Aux Humanos, je partage mon bureau avec un autre éditeur nouvellement arrivé de Los Angeles : Philippe Hauri. Philippe lisait les scripts des plus gros films Hollywoodiens pour une boite de replacement de produit pour voir ce dont ils auraient besoin : Quand James Bond détruit un camion de bouteilles il faut bien une marque qui accepte de les fournir (Perrier) ou lorsqu’il faut une montre à Harrison Ford… c’est un lecteur très attentif et passionné. Il devient l’éditeur de Laurent Vicomte qui, après avoir connu un succès colossal avec la série «Ballade au bout du monde» avec Makyo, a signé seul «Sasmira», un autre récit dont les téléscopages d’époque et de temps ont une place prépondérante.
En le rencontrant la première fois on comprend pourquoi.

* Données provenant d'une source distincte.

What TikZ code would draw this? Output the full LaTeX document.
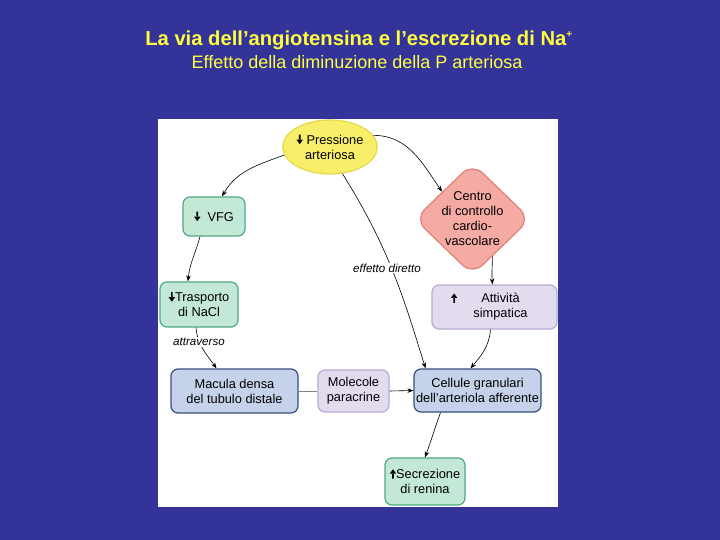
\documentclass[tikz,border=0pt]{standalone}
\usepackage{fontspec}
\setmainfont{Liberation Sans}
\usetikzlibrary{shapes.geometric, arrows.meta}
\definecolor{slidebg}{HTML}{333399}
\definecolor{titleyel}{HTML}{FFFF40}
\definecolor{pafill}{HTML}{F7EE6A}
\definecolor{padraw}{HTML}{E6D84C}
\definecolor{grfill}{HTML}{C4E8D6}
\definecolor{grdraw}{HTML}{4FA887}
\definecolor{rdfill}{HTML}{F5AAA3}
\definecolor{rddraw}{HTML}{E27F7A}
\definecolor{lvfill}{HTML}{E3DCEF}
\definecolor{lvdraw}{HTML}{B9A8D3}
\definecolor{blfill}{HTML}{C5D2EA}
\definecolor{bldraw}{HTML}{3A4F7C}
% small filled arrows used in the node texts
\newcommand{\dn}{\tikz[baseline=0pt, x=1pt, y=1pt, sharp corners]
  \fill[black] (-0.8,9.5) rectangle (0.8,4) (-3.2,4.5) -- (3.2,4.5) -- (0,0) -- cycle;}
\newcommand{\upa}{\tikz[baseline=0pt, x=1pt, y=1pt, sharp corners]
  \fill[black] (-0.8,0) rectangle (0.8,5.5) (-3.2,5) -- (3.2,5) -- (0,9.5) -- cycle;}
\tikzset{
  box/.style={rectangle, rounded corners=7pt, line width=1.2pt, align=center,
    font=\fontsize{12.8}{15}\selectfont, inner sep=0pt},
  greenbox/.style={box, fill=grfill, draw=grdraw},
  lavbox/.style={box, fill=lvfill, draw=lvdraw},
  bluebox/.style={box, fill=blfill, draw=bldraw},
  lab/.style={font=\itshape\fontsize{11.6}{13}\selectfont, fill=white, inner sep=1pt},
  conn/.style={-{Stealth[length=6pt, width=4.5pt]}, line width=0.6pt}
}
\begin{document}
\begin{tikzpicture}[x=1pt,y=1pt]
\fill[slidebg] (0,0) rectangle (720,-540);
\useasboundingbox (0,0) rectangle (720,-540);
% titles
\node[titleyel, font=\bfseries\fontsize{20.2}{22}\selectfont] (title) at (359,-40)
  {La via dell’angiotensina e l’escrezione di Na\textsuperscript{\fontsize{10}{10}\selectfont +}};
\node[titleyel, font=\fontsize{18}{20}\selectfont] (subtitle) at (357,-62)
  {Effetto della diminuzione della P arteriosa};
% panel
\fill[white] (158,-119) rectangle (558,-507);
% nodes
\node[ellipse, fill=pafill, draw=padraw, line width=1.2pt, minimum width=84pt,
  minimum height=54pt, inner sep=0pt, align=center,
  font=\fontsize{12.8}{15}\selectfont] (pa) at (330,-147) {\dn\ Pressione\\arteriosa};
\node[greenbox, minimum width=62pt, minimum height=39pt] (vfg) at (214,-216.5) {\dn\ \ VFG};
\node[diamond, fill=rdfill, draw=rddraw, line width=1.2pt, rounded corners=14pt,
  minimum width=116pt, minimum height=112pt, inner sep=0pt] (ctrl) at (472.5,-219) {};
\node[align=center, font=\fontsize{12.8}{15}\selectfont] (ctrltxt) at (ctrl.center)
  {Centro\\di controllo\\cardio-\\vascolare};
\node[greenbox, minimum width=78pt, minimum height=45pt] (nacl) at (199,-304.5) {\dn Trasporto\\di NaCl};
\node[lavbox, minimum width=125pt, minimum height=44pt] (att) at (494.5,-307)
  {\hspace*{12pt}\llap{\upa\hspace{24pt}}Attività\\\hspace*{12pt}simpatica};
\node[bluebox, minimum width=127pt, minimum height=44pt] (mac) at (234.5,-391) {Macula densa\\del tubulo distale};
\node[lavbox, minimum width=71pt, minimum height=42pt] (mol) at (353.5,-391) {Molecole\\paracrine};
\node[bluebox, minimum width=127pt, minimum height=43pt] (cell) at (477.5,-390.5) {Cellule granulari\\dell'arteriola afferente};
\node[greenbox, minimum width=80pt, minimum height=47pt] (ren) at (425,-481.5) {\upa Secrezione\\di renina};
% connectors
\draw[conn] (pa.190) to[out=200, in=60] ([xshift=8pt]vfg.north);
\draw[conn] (pa.15) to[out=0, in=125] (ctrl.138);
\draw[conn] (pa.-65) to[out=-58, in=107] ([xshift=-52pt]cell.north);
\draw[conn] ([xshift=-14pt]vfg.south) to[out=-105, in=85] ([xshift=-11pt]nacl.north);
\draw[conn] ([xshift=-3pt]nacl.south) to[out=-85, in=125] ([xshift=-18pt]mac.north);
\draw[conn] (ctrl.-62) to[out=-90, in=95] ([xshift=-2pt]att.north);
\draw[conn] ([xshift=-4pt]att.south) to[out=-95, in=50] ([xshift=-7pt]cell.north);
\draw[line width=0.6pt, gray] (mac.east) -- (mol.west);
\draw[conn] (mol.east) -- (cell.west);
\draw[conn] ([xshift=-37pt]cell.south) to[out=-110, in=70] (ren.north);
% labels
\node[lab] (dirlab) at (387,-268) {effetto diretto};
\node[lab] (attlab) at (199,-342) {attraverso};
\end{tikzpicture}
\end{document}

Nous devions le rencontrer à l’occasion de la photographie organisée au ministère de la Culture pour les 100 ans de la BD. Laurent arrive après, et c’est vers 14 h que nous allons manger. L’homme est disert, drôle, et vers 16 h, nous sortons enchantés du restaurant. Sur le perron, qu’à cela ne tienne, continuons au bar d’à côté, mais au comptoir, juste un petit verre, et puis il doit nous raconter Sasmira ! À 18 h, nous connaissons l’ensemble des 4 tomes prévus. Il ne sait alors pas qu’il mettra plus de 20 ans pour terminer cette histoire et encore, en ne dessinant qu’un livre et demi. «Entretemps», un documentaire incroyable d’Avril Tembouret le raconte magnifiquement.
Vers 20h30, Laurent se souvient alors qu’il est attendu chez Juillard pour diner…
Au-delà de l’anecdote d’où je rentrais ivre mort, il me semble que si Laurent avait une notion toute personnelle du temps, c’est surtout pour deux raisons qu’il a mis aussi longtemps à réaliser ses ouvrages. La première est qu’il s’est enferré à mon sens dans un magnifique dessin réaliste mais qui n’était pas vraiment le sien. Dessinateur plus humoristique à la base, il a glissé petit à petit vers un réalisme pinailleur dans lequel il s’est un peu perdu. On voit bien l’évolution du style sur les 4 tomes de la ballade.
La seconde, c’est la documentation (qui va de pair avec le réalisme). Pour dessiner un col en dentelle de Bertille, il lui fallait compulser de nombreux catalogues… D’autres dessinateurs se sont ainsi plongés dans les méandres de la doc : par goût, comme Patrice Pellerin sur «L’épervier» où tout doit être juste (sur tous ses croquis il y a une échelle de mesure), ou par souci de véracité comme Cecil dans «Holmes» qui va jusqu’à lire la correspondance de Marx pour savoir comment était l’intérieur de sa maison à Londres…
Alors oui, le lecteur attend parfois impatiemment la suite (l’éditeur aussi soyons honnête) mais cela donne aussi des séries qui restent dans l’imaginaire… car la documentation permet aussi, comme le fait si bien Tardi, de donner de la chair aux personnages et de la justesse dans leurs comportements.